Asia-Pacific Independent Oil and Gas Deal of the Year 2007


Coogee Resources: As good as it gets?

The $270 million, 6-year project financing for Coogee Resources' development of the Montara field and associated assets in the Timor Sea broke reserve-based borrowing benchmarks, even compared with a mature market such as the North Sea.

The deal is notable for providing a sizeable sum for development financing the Asia-Pacific region. Borrowing-base facilities in the region in excess of $100 million are few and far between. The development assets, principally the Montara field, also provide very challenging conditions for extraction, with a thin oil column that requires directional drilling and relies heavily on the technical expertise of the sponsor.

Despite the drilling challenges and the rarity of a financing of this size in the region, the financing features a junior debt tranche that is being used to complete the project – the first time this has been done in reserve-based lending.

NabCapital, HVB and Royal bank of Scotland were appointed by Coogee Resources as mandated lead arrangers to structure a borrowing base facility to provide development funding to bring new assets to production.

The Company's largest producing asset is Jabiru, which first came to production in 1986 and uses a floating production, storage and offloading vessel (FPSO). The field is in late stages of decline and has around 4 million barrels of 2P reserves remaining). The other producing asset is Challis, which was first in production in 1989, uses an FPSO, and is also in late stages of decline with around 2 million barrels 2P remaining. The development assets are principally located at the Montara field, and will also be accessed via FPSO. All assets are located offshore in shallow water in the Timor Sea.

While the financing is largely based on standard borrowing base position, the deal contained several tweaks to the typical structure. Most notably, a junior facility is be fully drawn, along with the senior debt, in order to fund project costs; and the deal features a cost overrun letter of credit (L/C) included in the borrowing base calculation, recognising equity support from Babcock & Brown in the project. Coogee Resources signed an agreement with Babcock & Brown for the latter to arrange a $180 million equity investment in the company and a $52 million letter of credit facility.

In addition, the borrowing base amount is sized only according to a loan life cover ratio (LLCR) rather than a project life cover ratio, which is usually the case. The LLCR is 1.4x, rather than the usual 1.3x, to make cashflows more robust in the face of the innovations in other parts of the structuring.
As well as the technical challenges and the structural innovations, lenders also had to get to grips with no engineering, procurement and contribution contract, a relatively rapid decline in production profiles; and the FPSO leased with the lessor holding first ranking charge over the vessel.

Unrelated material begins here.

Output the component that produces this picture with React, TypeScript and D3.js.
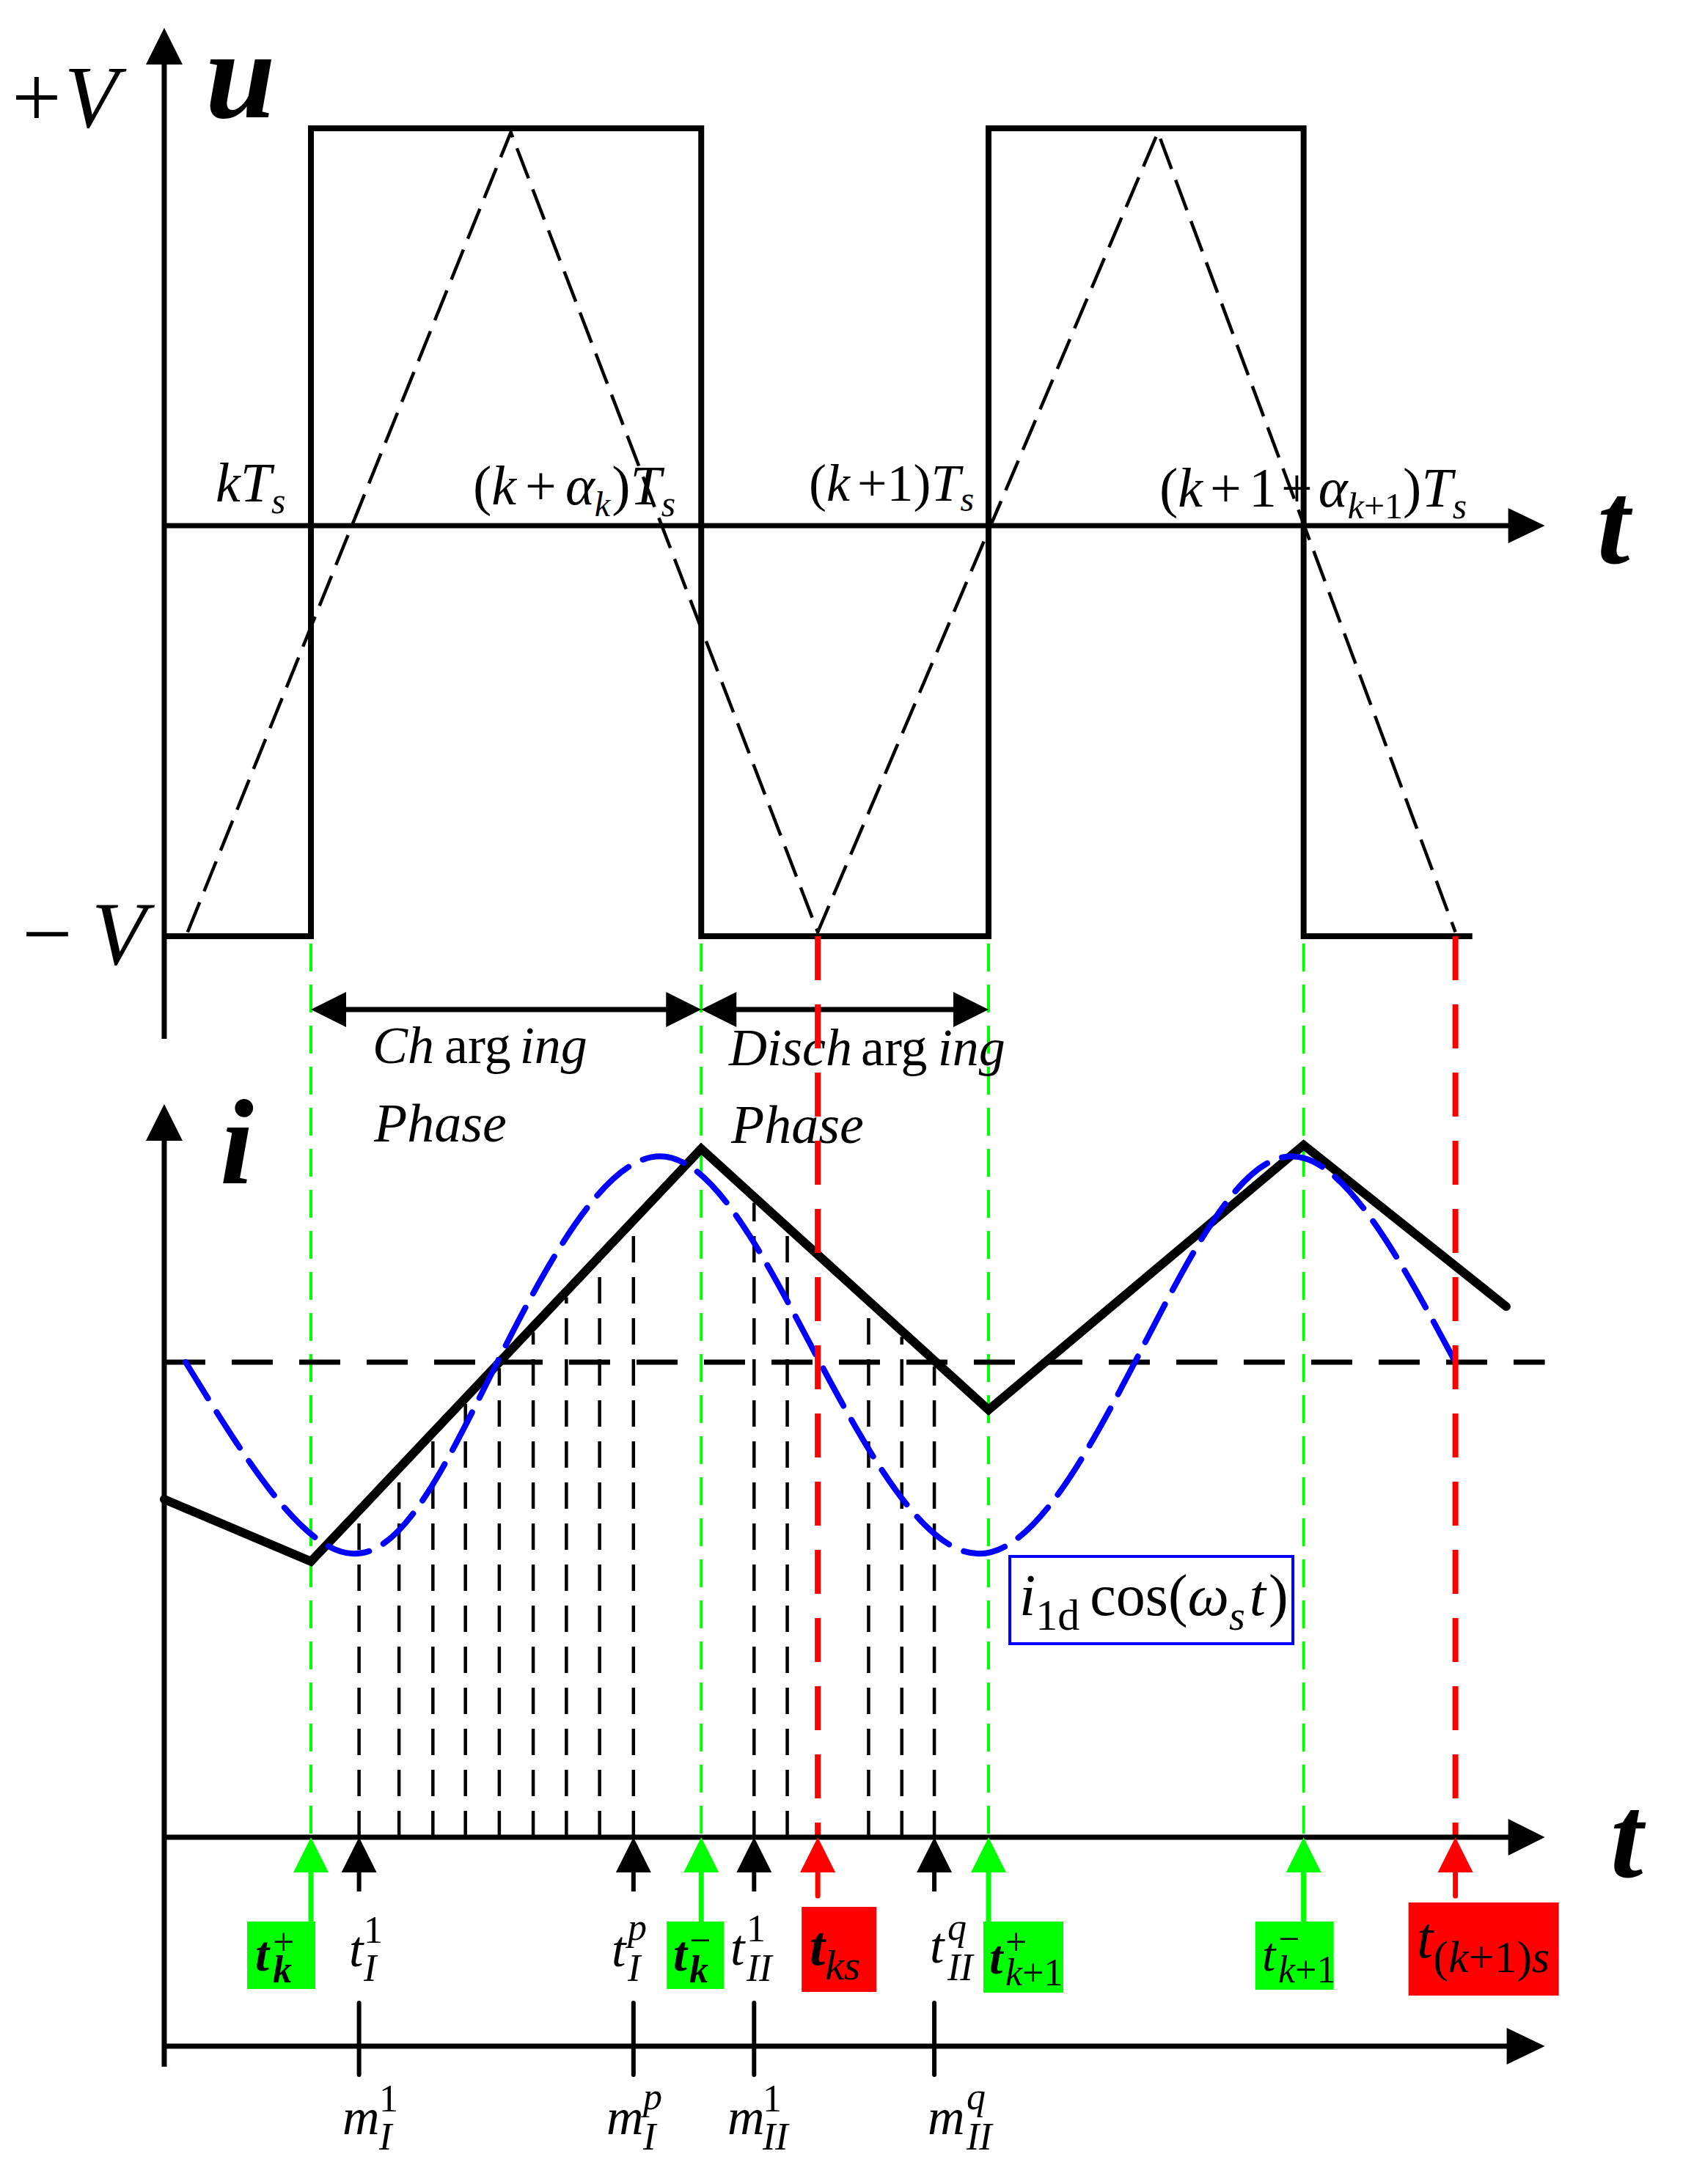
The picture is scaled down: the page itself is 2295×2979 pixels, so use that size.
import React from 'react';
import * as d3 from 'd3';

const W = 2295;
const H = 2979;
const SERIF = '"Liberation Serif", "Times New Roman", serif';
const GREEN = '#00ff00';
const RED = '#ff0000';
const BLUE = '#0000ff';

// time in units of Ts, 0 = kTs
const axisT = [-0.2165, 1.821];

// square-wave voltage u (±V)
const squareT = [-0.2165, 0, 0, 0.576, 0.576, 1, 1, 1.465, 1.465, 1.714];
const squareU = [-1, -1, 1, 1, -1, -1, 1, 1, -1, -1];

// triangular carrier (dashed)
const carrierT = [-0.182, 0.295, 0.748, 1.25, 1.689];
const carrierU = [-0.99, 0.99, -0.99, 0.99, -0.99];

// inductor current i (thick black)
const currentT = [-0.2165, 0, 0.576, 1, 1.465, 1.764];
const currentI = [-0.673, -0.978, 1.047, -0.234, 1.065, 0.273];

// i1d cos(ws t) key points (blue dashed)
const cosT = [-0.185, 0.063, 0.275, 0.515, 0.751, 0.986, 1.216, 1.446, 1.689];
const cosI = [0, -0.94, 0, 1.01, 0, -0.94, 0, 1.01, 0];

// sampling instants
const sampI = [0.071, 0.13, 0.18, 0.228, 0.278, 0.328, 0.377, 0.426, 0.476];
const sampII = [0.654, 0.703, 0.823, 0.872, 0.92];

// switching (green) and sync (red) instants
const switchT = [0, 0.576, 1, 1.465];
const syncT = [0.748, 1.689];

const x = d3.scaleLinear().domain([0, 1]).range([424, 1348]);
const yU = d3.scaleLinear().domain([-1, 0, 1]).range([1277, 717, 175]);
const yI = d3.scaleLinear().domain([0, 1]).range([1858, 1580]);
const currentAt = d3.scaleLinear().domain(currentT).range(currentI);

const AX = x(axisT[0]);
const AX_END = x(axisT[1]);
const T1_Y = yU(0);
const T2_Y = 2506;
const M_Y = 2791;

const headRight = (tx: number, y: number, len = 50, hw = 24) =>
  `${tx},${y} ${tx - len},${y - hw} ${tx - len},${y + hw}`;
const headLeft = (tx: number, y: number, len = 50, hw = 24) =>
  `${tx},${y} ${tx + len},${y - hw} ${tx + len},${y + hw}`;
const headUp = (px: number, ty: number, len = 50, hw = 24) =>
  `${px},${ty} ${px - hw},${ty + len} ${px + hw},${ty + len}`;

type Run = { s: string; i?: boolean; b?: boolean; fs?: number; sh?: number; dx?: number };

function MathText({ x: px, y, fs, runs, fill = '#000' }: { x: number; y: number; fs: number; runs: Run[]; fill?: string }) {
  let cur = 0;
  return (
    <text x={px} y={y} fontSize={fs} fontFamily={SERIF} fill={fill}>
      {runs.map((r, k) => {
        const sh = r.sh ?? 0;
        const dy = sh - cur;
        cur = sh;
        return (
          <tspan
            key={k}
            dx={r.dx}
            dy={dy !== 0 ? dy : undefined}
            fontSize={r.fs}
            fontStyle={r.i ? 'italic' : 'normal'}
            fontWeight={r.b ? 'bold' : 'normal'}
          >
            {r.s}
          </tspan>
        );
      })}
    </text>
  );
}

// base letter with stacked superscript / subscript
function Stack({ px, y, base, sup, sub, fs, sfs, sdx, supY, subY, b = false }: {
  px: number; y: number; base: string; sup: Run[]; sub: Run[]; fs: number; sfs: number;
  sdx: number; supY: number; subY: number; b?: boolean;
}) {
  return (
    <g>
      <MathText x={px} y={y} fs={fs} runs={[{ s: base, i: true, b }]} />
      <MathText x={px + sdx} y={supY} fs={sfs} runs={sup} />
      <MathText x={px + sdx} y={subY} fs={sfs} runs={sub} />
    </g>
  );
}

export default function App() {
  const sqPath = d3.line()(squareT.map((t, k) => [x(t), yU(squareU[k])]) as [number, number][]);
  const carPath = d3.line()(carrierT.map((t, k) => [x(t), yU(carrierU[k])]) as [number, number][]);
  const curPath = d3.line()(currentT.map((t, k) => [x(t), yI(currentI[k])]) as [number, number][]);
  const cosPath = d3.line().curve(d3.curveNatural)(cosT.map((t, k) => [x(t), yI(cosI[k])]) as [number, number][]);

  const samples = [...sampI, ...sampII];
  const markT = [sampI[0], sampI[sampI.length - 1], sampII[0], sampII[sampII.length - 1]];
  const chY = 1377;

  return (
    <svg width={W} height={H} viewBox={`0 0 ${W} ${H}`} style={{ position: 'absolute', left: 0, top: 0, background: '#fff' }}>
      <rect width={W} height={H} fill="#fff" />

      {/* ---------- upper panel ---------- */}
      <line x1={AX} y1={1417} x2={AX} y2={80} stroke="#000" strokeWidth={7} />
      <polygon points={headUp(AX, 38, 50, 25)} fill="#000" />
      <line x1={AX} y1={T1_Y} x2={AX_END - 40} y2={T1_Y} stroke="#000" strokeWidth={7} />
      <polygon points={headRight(AX_END, T1_Y, 50, 24)} fill="#000" />

      <path d={carPath || ''} fill="none" stroke="#000" strokeWidth={4.5} strokeDasharray="44,16" />
      <path d={sqPath || ''} fill="none" stroke="#000" strokeWidth={8} strokeLinejoin="miter" />

      <MathText x={16} y={173} fs={120} runs={[{ s: '+' }, { s: 'V', i: true, dx: 4 }]} />
      <MathText x={30} y={1315} fs={122} runs={[{ s: '\u2212' }, { s: 'V', i: true, dx: 26 }]} />
      <MathText x={280} y={160} fs={172} runs={[{ s: 'u', i: true, b: true }]} />
      <MathText x={2178} y={768} fs={160} runs={[{ s: 't', i: true, b: true }]} />

      <MathText x={294} y={684} fs={76} runs={[{ s: 'k', i: true }, { s: 'T', i: true }, { s: 's', i: true, fs: 50, sh: 16 }]} />
      <MathText
        x={645}
        y={688}
        fs={76}
        runs={[
          { s: '(' }, { s: 'k', i: true }, { s: '+', dx: 12 }, { s: '\u03b1', i: true, dx: 12 },
          { s: 'k', i: true, fs: 48, sh: 16 }, { s: ')', dx: 2 }, { s: 'T', i: true }, { s: 's', i: true, fs: 50, sh: 16 },
        ]}
      />
      <MathText
        x={1103}
        y={683}
        fs={72}
        runs={[
          { s: '(' }, { s: 'k', i: true }, { s: '+', dx: 10 }, { s: '1' }, { s: ')' },
          { s: 'T', i: true }, { s: 's', i: true, fs: 48, sh: 14 },
        ]}
      />
      <MathText
        x={1581}
        y={691}
        fs={76}
        runs={[
          { s: '(' }, { s: 'k', i: true }, { s: '+', dx: 10 }, { s: '1', dx: 10 }, { s: '+', dx: 6 },
          { s: '\u03b1', i: true, dx: 8 }, { s: 'k', i: true, fs: 50, sh: 16 }, { s: '+1', fs: 50, sh: 16 },
          { s: ')' }, { s: 'T', i: true }, { s: 's', i: true, fs: 50, sh: 16 },
        ]}
      />

      {/* switching / sync guide lines */}
      {switchT.map((t) => (
        <line key={`g${t}`} x1={x(t)} y1={1287} x2={x(t)} y2={T2_Y} stroke={GREEN} strokeWidth={4} strokeDasharray="38,18" />
      ))}

      {/* charging / discharging arrows */}
      <line x1={x(0) + 40} y1={chY} x2={x(switchT[1]) - 40} y2={chY} stroke="#000" strokeWidth={7} />
      <polygon points={headLeft(x(0), chY, 48, 24)} fill="#000" />
      <polygon points={headRight(x(switchT[1]), chY, 48, 24)} fill="#000" />
      <line x1={x(switchT[1]) + 40} y1={chY} x2={x(1) - 40} y2={chY} stroke="#000" strokeWidth={7} />
      <polygon points={headLeft(x(switchT[1]), chY, 48, 24)} fill="#000" />
      <polygon points={headRight(x(1), chY, 48, 24)} fill="#000" />

      <MathText x={508} y={1450} fs={72} runs={[{ s: 'Ch', i: true }, { s: 'arg', dx: 14 }, { s: 'ing', i: true, dx: 12 }]} />
      <MathText x={510} y={1557} fs={74} runs={[{ s: 'Phase', i: true }]} />
      <MathText x={994} y={1453} fs={72} runs={[{ s: 'Disch', i: true }, { s: 'arg', dx: 12 }, { s: 'ing', i: true, dx: 14 }]} />
      <MathText x={997} y={1559} fs={74} runs={[{ s: 'Phase', i: true }]} />

      {/* ---------- lower panel ---------- */}
      <line x1={AX} y1={2819} x2={AX} y2={1546} stroke="#000" strokeWidth={7} />
      <polygon points={headUp(AX, 1506, 50, 25)} fill="#000" />
      <MathText x={300} y={1614} fs={165} runs={[{ s: 'i', i: true, b: true }]} />

      <line x1={AX} y1={yI(0)} x2={AX_END} y2={yI(0)} stroke="#000" strokeWidth={7} strokeDasharray="56,36" />

      {samples.map((t) => (
        <line
          key={`s${t}`}
          x1={x(t)}
          y1={T2_Y}
          x2={x(t)}
          y2={yI(currentAt(t)) + 8}
          stroke="#000"
          strokeWidth={4.5}
          strokeDasharray="36,20"
        />
      ))}

      <path d={curPath || ''} fill="none" stroke="#000" strokeWidth={12} strokeLinejoin="miter" strokeLinecap="round" />
      <path d={cosPath || ''} fill="none" stroke={BLUE} strokeWidth={8} strokeDasharray="58,22" strokeLinecap="round" />

      {syncT.map((t) => (
        <line key={`r${t}`} x1={x(t)} y1={1277} x2={x(t)} y2={T2_Y} stroke={RED} strokeWidth={8} strokeDasharray="60,33" />
      ))}

      <rect x={1377} y={2123} width={386} height={119} fill="#fff" stroke={BLUE} strokeWidth={4} />
      <MathText
        x={1390}
        y={2203}
        fs={80}
        runs={[
          { s: 'i', i: true }, { s: '1d', fs: 60, sh: 20 }, { s: 'cos', dx: 14 }, { s: '(' },
          { s: '\u03c9', i: true }, { s: 's', i: true, fs: 56, sh: 20 }, { s: 't', i: true, dx: 6 }, { s: ')', dx: 4 },
        ]}
      />

      {/* sampling time axis */}
      <line x1={AX} y1={T2_Y} x2={AX_END - 40} y2={T2_Y} stroke="#000" strokeWidth={7} />
      <polygon points={headRight(AX_END, T2_Y, 50, 25)} fill="#000" />
      <MathText x={2196} y={2560} fs={160} runs={[{ s: 't', i: true, b: true }]} />

      {markT.map((t) => (
        <g key={`m${t}`}>
          <line x1={x(t)} y1={T2_Y + 40} x2={x(t)} y2={2580} stroke="#000" strokeWidth={6} />
          <polygon points={headUp(x(t), T2_Y, 48, 24)} fill="#000" />
          <line x1={x(t)} y1={2732} x2={x(t)} y2={2830} stroke="#000" strokeWidth={6} strokeLinecap="round" />
        </g>
      ))}
      {switchT.map((t) => (
        <g key={`ga${t}`}>
          <line x1={x(t)} y1={T2_Y + 40} x2={x(t)} y2={2621} stroke={GREEN} strokeWidth={7} />
          <polygon points={headUp(x(t), T2_Y, 48, 24)} fill={GREEN} />
        </g>
      ))}
      {syncT.map((t) => (
        <g key={`ra${t}`}>
          <line x1={x(t)} y1={T2_Y + 40} x2={x(t)} y2={2586} stroke={RED} strokeWidth={7} strokeLinecap="round" />
          <polygon points={headUp(x(t), T2_Y, 48, 24)} fill={RED} />
        </g>
      ))}

      {/* green / red boxes */}
      <rect x={x(switchT[0]) - 87} y={2621} width={93} height={92} fill={GREEN} />
      <Stack px={348} y={2688} base="t" b fs={68} sfs={52} sdx={24} supY={2666}
        sup={[{ s: '+' }]} sub={[{ s: 'k', i: true, b: true }]} subY={2704} />

      <rect x={x(switchT[1]) - 47} y={2621} width={78} height={92} fill={GREEN} />
      <Stack px={918} y={2688} base="t" b fs={68} sfs={52} sdx={22} supY={2664}
        sup={[{ s: '\u2212' }]} sub={[{ s: 'k', i: true, b: true }]} subY={2704} />

      <rect x={x(syncT[0]) - 22} y={2601} width={102} height={116} fill={RED} />
      <MathText x={1104} y={2680} fs={76} runs={[{ s: 't', i: true, b: true }, { s: 'ks', i: true, fs: 58, sh: 20 }]} />

      <rect x={x(switchT[2]) - 7} y={2621} width={109} height={97} fill={GREEN} />
      <Stack px={1349} y={2692} base="t" b fs={66} sfs={52} sdx={22} supY={2666}
        sup={[{ s: '+' }]} sub={[{ s: 'k', i: true }, { s: '+1' }]} subY={2708} />

      <rect x={x(switchT[3]) - 66} y={2621} width={107} height={93} fill={GREEN} />
      <Stack px={1721} y={2688} base="t" fs={66} sfs={52} sdx={22} supY={2662}
        sup={[{ s: '\u2212' }]} sub={[{ s: 'k', i: true }, { s: '+1' }]} subY={2704} />

      <rect x={x(syncT[1]) - 64} y={2595} width={205} height={127} fill={RED} />
      <MathText
        x={1932}
        y={2670}
        fs={80}
        runs={[{ s: 't', i: true }, { s: '(', fs: 62, sh: 20 }, { s: 'k', i: true, fs: 62, sh: 20 }, { s: '+1)', fs: 62, sh: 20 }, { s: 's', i: true, fs: 62, sh: 20 }]}
      />

      {/* sample labels */}
      <Stack px={476} y={2682} base="t" fs={70} sfs={52} sdx={20} supY={2650} subY={2702}
        sup={[{ s: '1' }]} sub={[{ s: 'I', i: true }]} />
      <Stack px={834} y={2682} base="t" fs={70} sfs={52} sdx={22} supY={2646} subY={2702}
        sup={[{ s: 'p', i: true }]} sub={[{ s: 'I', i: true }]} />
      <Stack px={996} y={2680} base="t" fs={70} sfs={52} sdx={22} supY={2648} subY={2702}
        sup={[{ s: '1' }]} sub={[{ s: 'II', i: true }]} />
      <Stack px={1268} y={2677} base="t" fs={70} sfs={52} sdx={24} supY={2646} subY={2701}
        sup={[{ s: 'q', i: true }]} sub={[{ s: 'II', i: true }]} />

      {/* m axis */}
      <line x1={AX} y1={M_Y} x2={AX_END - 40} y2={M_Y} stroke="#000" strokeWidth={7} />
      <polygon points={headRight(AX_END, M_Y, 52, 25)} fill="#000" />

      <Stack px={467} y={2911} base="m" fs={70} sfs={52} sdx={50} supY={2880} subY={2932}
        sup={[{ s: '1' }]} sub={[{ s: 'I', i: true }]} />
      <Stack px={827} y={2911} base="m" fs={70} sfs={52} sdx={50} supY={2877} subY={2932}
        sup={[{ s: 'p', i: true }]} sub={[{ s: 'I', i: true }]} />
      <Stack px={992} y={2911} base="m" fs={70} sfs={52} sdx={48} supY={2880} subY={2932}
        sup={[{ s: '1' }]} sub={[{ s: 'II', i: true }]} />
      <Stack px={1265} y={2911} base="m" fs={70} sfs={52} sdx={53} supY={2877} subY={2932}
        sup={[{ s: 'q', i: true }]} sub={[{ s: 'II', i: true }]} />
    </svg>
  );
}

Most of these risks are mitigated by the contingencies in the financing package, particularly the letter of credit facility provided by Babcock & Brown. Lenders also drew comfort from the detailed reserves and drilling reports and the fact that the long-lead assets have already been ordered, so there is a tight grip on costs.

With regards to commodity price risk, RBS provided a heavily structured package of swaps and ratio collars executed to protect against downside and ensure benefit from upside oil price was not lost to increases in Australian Petroleum Resource Rent Tax.

Syndication of half of the $270 million debt was oversubscribed and closed in November 2007. The remaining half of the debt will be retained by lead arrangers NabCapital, HVB and Royal Bank of Scotland. The six-year senior debt is priced at 135bp over Libor pre-completion and 125bp over Libor post-construction.

Participating banks were offered upfront fees of 105bp for the senior piece and 200bp for the junior piece on a blended ticket. Despite syndication signing after the first flush of the subprime crisis, the deal finished slightly oversubscribed. GE, Bank of Ireland, SMBC and KBC came in on the deal.

The Coogee Resources financing is likely to be a high tide marker for future reserves-based lending. Though the concurrence of relatively cheap debt pricing and such structuring innovation is unlikely to be seen in the foreseeable future, it is likely that some structural features – such as the bundling of junior debt with the senior facilities to bring a development asset online – will be followed in the not-too-distant future.

Coogee Resources Limited
Status: Financial close 6 July 2007, syndication closed in November
Description: $270 million borrowing base facility for development of oil assets in the Timor Sea
Sponsors: Coogee Resources; Babcock & Brown
Mandated lead arrangers:
NabCapital; HVB; Royal Bank of Scotland
Legal advisers to sponsors: Freehills
Legal advisers to banks: Mallesons
Lessor of the FPSO: Cassie Navigation
FPSO conversion manager: Tanker Pacific in Singapore.